[Entries with chart source code]
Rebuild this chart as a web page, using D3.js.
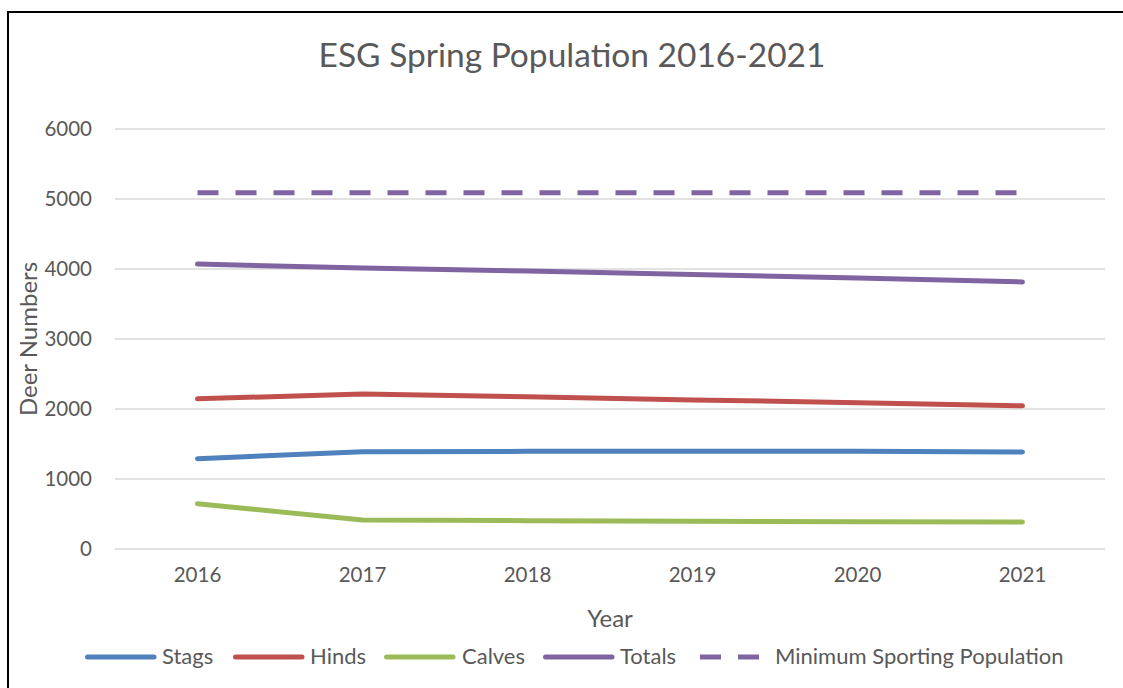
<!DOCTYPE html>
<meta charset="utf-8">
<style>
body { margin: 0; background: #fff; }
text { font-family: Lato, "Open Sans", sans-serif; fill: #595959; }
</style>
<svg width="1123" height="688"></svg>
<script src="https://d3js.org/d3.v7.min.js"></script>
<script>

var years = ["2016", "2017", "2018", "2019", "2020", "2021"];
var stags = [1290, 1390, 1395, 1395, 1395, 1385];
var hinds = [2145, 2215, 2175, 2130, 2090, 2045];
var calves = [645, 415, 405, 395, 390, 385];
var totals = [4070, 4015, 3970, 3920, 3870, 3815];
var minSporting = [5090, 5090, 5090, 5090, 5090, 5090];
var yTicks = [0, 1000, 2000, 3000, 4000, 5000, 6000];

var series = [
  { name: "Stags", values: stags, color: "#4F81BD", dash: null },
  { name: "Hinds", values: hinds, color: "#C0504D", dash: null },
  { name: "Calves", values: calves, color: "#9BBB59", dash: null },
  { name: "Totals", values: totals, color: "#8064A2", dash: null },
  { name: "Minimum Sporting Population", values: minSporting, color: "#8064A2", dash: "21,17" }
];

var svg = d3.select("svg");

// frame (only top and left edges are in view)
svg.append("path")
    .attr("d", "M8,1123 V12 H1123")
    .attr("fill", "none")
    .attr("stroke", "#000")
    .attr("stroke-width", 2);

var x = d3.scaleBand().domain(years).range([115, 1105]);
var y = d3.scaleLinear().domain([0, 6000]).range([549, 129]);

// gridlines
svg.append("g")
  .selectAll("line")
  .data(yTicks)
  .enter().append("line")
    .attr("x1", 115).attr("x2", 1105)
    .attr("y1", function(d) { return y(d); })
    .attr("y2", function(d) { return y(d); })
    .attr("stroke", "#d9d9d9")
    .attr("stroke-width", 1.5);

// y axis labels
var yAxis = svg.append("g")
    .attr("transform", "translate(92,0)")
    .call(d3.axisLeft(y).tickValues(yTicks).tickFormat(d3.format("d")).tickSize(0).tickPadding(0));
yAxis.select(".domain").remove();
yAxis.selectAll("text")
    .attr("font-size", 20.5)
    .attr("fill", "#595959")
    .attr("font-family", "Lato, 'Open Sans', sans-serif");

// x axis labels
var xAxis = svg.append("g")
    .attr("transform", "translate(0,567)")
    .call(d3.axisBottom(x).tickSize(0).tickPadding(0));
xAxis.select(".domain").remove();
xAxis.selectAll("text")
    .attr("font-size", 20.5)
    .attr("fill", "#595959")
    .attr("font-family", "Lato, 'Open Sans', sans-serif");

var line = d3.line()
    .x(function(d, i) { return x(years[i]) + x.bandwidth() / 2; })
    .y(function(d) { return y(d); });

svg.append("g")
  .selectAll("path")
  .data(series)
  .enter().append("path")
    .attr("d", function(d) { return line(d.values); })
    .attr("fill", "none")
    .attr("stroke", function(d) { return d.color; })
    .attr("stroke-width", 5)
    .attr("stroke-linecap", function(d) { return d.dash ? "butt" : "round"; })
    .attr("stroke-linejoin", "round")
    .attr("stroke-dasharray", function(d) { return d.dash; });

// titles
svg.append("text")
    .attr("x", 572).attr("y", 67)
    .attr("text-anchor", "middle")
    .attr("font-size", 33.5)
    .text("ESG Spring Population 2016-2021");

svg.append("text")
    .attr("x", 610).attr("y", 627)
    .attr("text-anchor", "middle")
    .attr("font-size", 24)
    .text("Year");

svg.append("text")
    .attr("transform", "translate(37,339) rotate(-90)")
    .attr("text-anchor", "middle")
    .attr("font-size", 24)
    .text("Deer Numbers");

// legend
var legendX = [85, 233, 384, 543, 700];
var legendTextX = [162, 310, 462, 620, 775];
var legend = svg.append("g")
  .selectAll("g")
  .data(series)
  .enter().append("g");

legend.append("line")
    .attr("x1", function(d, i) { return d.dash ? legendX[i] : legendX[i] + 2.5; })
    .attr("x2", function(d, i) { return d.dash ? legendX[i] + 59 : legendX[i] + 69; })
    .attr("y1", 657).attr("y2", 657)
    .attr("stroke", function(d) { return d.color; })
    .attr("stroke-width", 5)
    .attr("stroke-linecap", function(d) { return d.dash ? "butt" : "round"; })
    .attr("stroke-dasharray", function(d) { return d.dash; });

legend.append("text")
    .attr("x", function(d, i) { return legendTextX[i]; })
    .attr("y", 664)
    .attr("font-size", 22)
    .text(function(d) { return d.name; });

</script>
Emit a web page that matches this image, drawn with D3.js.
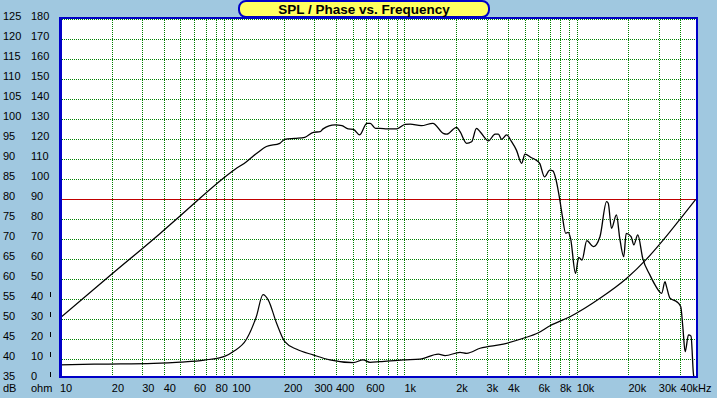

> _Problem statement_: Give nothing but the count of lines in the listing above that hold the string "page".

> _Response to this exercise_: 2